Someone might raise a question-mark about Taruskin’s project, nevertheless. Given the vast extent of musical and musicological scholarship, it is surely unlikely that one man can comprehend it all, or that he can really be an expert on all the composers whose music is central to our cultural history. Ought not an ‘Oxford History of Western Music’ to be composed by a committee of experts, of the kind put together by the late Stanley Sadie when composing the New Grove Dictionary?

To that question I would respond with an emphatic ‘no’. It is true that, here and there, you can witness the strain on Taruskin’s prodigious energy (not least in the misprints in the musical examples). But he is giving us history of another and, to my mind, more valuable kind than that contained in Grove: the basic facts, certainly, but also an interpretation of them as a unified Gestalt, an interpretation that displays their intellectual and moral significance for us here and now. This is the kind of history that only a single author can present, and which will inevitably be botched by a committee. Taruskin’s book is not a work of reference, any more than was Gibbon’s Decline and Fall of the Roman Empire or Spengler’s Decline of the West. It is a visionary addition to our understanding of our culture.
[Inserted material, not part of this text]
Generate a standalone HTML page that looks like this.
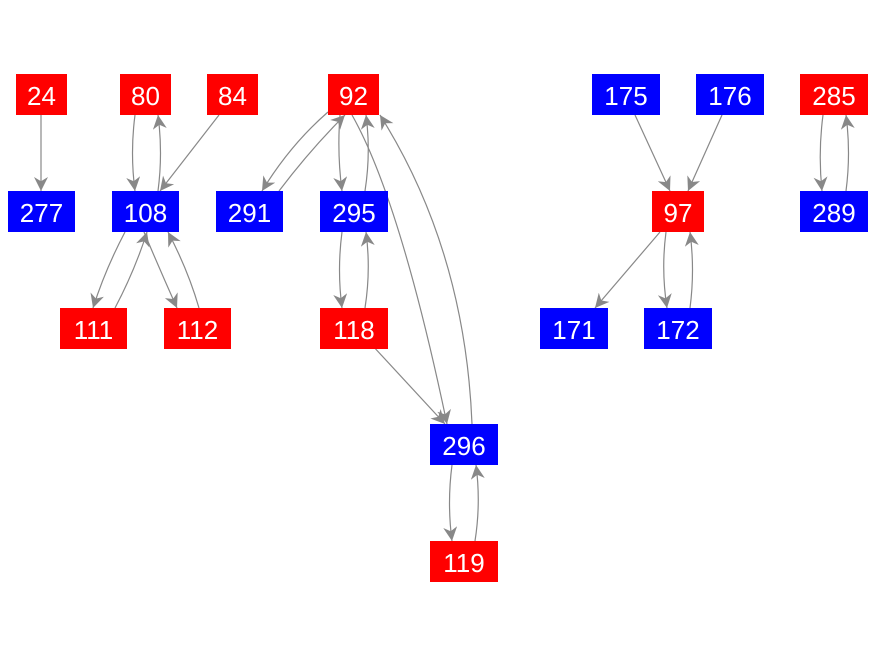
<!DOCTYPE html>
<html><head><meta charset="utf-8"><style>
html,body{margin:0;padding:0;background:#fff;}
svg{display:block}
text{font-family:"Liberation Sans",Arial,sans-serif;font-size:26px;fill:#fff;text-anchor:middle;dominant-baseline:central}
path{fill:none;stroke:#888;stroke-width:1.2}
</style></head><body>
<svg width="877" height="656" viewBox="0 0 877 656" xmlns="http://www.w3.org/2000/svg">
<defs><marker id="a" viewBox="0 0 10 10" refX="10" refY="5" markerWidth="16" markerHeight="14" markerUnits="userSpaceOnUse" orient="auto"><path d="M0,0 L10,5 L0,10 L3,5 Z" style="fill:#888;stroke:none"/></marker></defs>
<g marker-end="url(#a)">
<path d="M41,115 L41,191"/>
<path d="M135,115 Q130,153 135,191"/>
<path d="M158,191 Q163,153 158,115"/>
<path d="M219,115 L160,191"/>
<path d="M328,112 Q290,145 262,191"/>
<path d="M279,191 Q310,150 345,115"/>
<path d="M340,115 Q337,153 342,191"/>
<path d="M365,191 Q371,153 366,115"/>
<path d="M352,115 Q400,200 447,424"/>
<path d="M472,424 Q465,250 380,115"/>
<path d="M342,232 Q337,270 342,308"/>
<path d="M365,308 Q371,270 366,232"/>
<path d="M372,345 L445,424"/>
<path d="M452,465 Q447,503 452,541"/>
<path d="M475,541 Q481,503 476,465"/>
<path d="M125,232 Q105,270 93,308"/>
<path d="M115,308 Q135,270 147,232"/>
<path d="M144,232 Q160,270 177,308"/>
<path d="M199,308 Q188,270 168,232"/>
<path d="M635,115 L670,191"/>
<path d="M722,115 L688,191"/>
<path d="M660,232 L595,308"/>
<path d="M666,232 Q661,270 667,308"/>
<path d="M690,308 Q695,270 690,232"/>
<path d="M823,115 Q818,153 822,191"/>
<path d="M846,191 Q851,153 846,115"/>
</g>
<g>
<rect x="16" y="74" width="51" height="41" fill="#f00"/><text x="41.5" y="96">24</text>
<rect x="120" y="74" width="51" height="41" fill="#f00"/><text x="145.5" y="96">80</text>
<rect x="207" y="74" width="51" height="41" fill="#f00"/><text x="232.5" y="96">84</text>
<rect x="328" y="74" width="51" height="41" fill="#f00"/><text x="353.5" y="96">92</text>
<rect x="592" y="74" width="68" height="41" fill="#00f"/><text x="626" y="96">175</text>
<rect x="696" y="74" width="68" height="41" fill="#00f"/><text x="730" y="96">176</text>
<rect x="800" y="74" width="68" height="41" fill="#f00"/><text x="834" y="96">285</text>
<rect x="8" y="191" width="67" height="41" fill="#00f"/><text x="41.5" y="213">277</text>
<rect x="112" y="191" width="67" height="41" fill="#00f"/><text x="145.5" y="213">108</text>
<rect x="216" y="191" width="67" height="41" fill="#00f"/><text x="249.5" y="213">291</text>
<rect x="320" y="191" width="68" height="41" fill="#00f"/><text x="354" y="213">295</text>
<rect x="652" y="191" width="52" height="41" fill="#f00"/><text x="678" y="213">97</text>
<rect x="800" y="191" width="68" height="41" fill="#00f"/><text x="834" y="213">289</text>
<rect x="60" y="308" width="67" height="41" fill="#f00"/><text x="93.5" y="330">111</text>
<rect x="164" y="308" width="67" height="41" fill="#f00"/><text x="197.5" y="330">112</text>
<rect x="320" y="308" width="68" height="41" fill="#f00"/><text x="354" y="330">118</text>
<rect x="540" y="308" width="68" height="41" fill="#00f"/><text x="574" y="330">171</text>
<rect x="644" y="308" width="68" height="41" fill="#00f"/><text x="678" y="330">172</text>
<rect x="430" y="424" width="68" height="41" fill="#00f"/><text x="464" y="446">296</text>
<rect x="430" y="541" width="68" height="41" fill="#f00"/><text x="464" y="563">119</text>
</g>
</svg>
</body></html>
The reader might nevertheless ask whether Taruskin’s vision has any authority for the rest of us, and from what kind of sensibility it emerges. In response to those questions I will say only this. Taruskin’s is very much a modern sensibility. But it is also a sensibility informed by a far-reaching moral imagination, which makes him alive to the significance of music, and able to address his reader, as Beethoven hoped to address his audience, ‘from the heart, to the heart’. The romantic ‘Beethoven myth’ was not, after all, the fabrication that Taruskin condemns: it was part of the attempt that he himself exemplifies, to show music as a redemptive force, which reconciles us to each other and to the world in which we live. That vision of music may be vanishing from the world of popular culture, as it is dwindling too in the world of academic musicology. But it is a vision that Taruskin, in these volumes, triumphantly vindicates.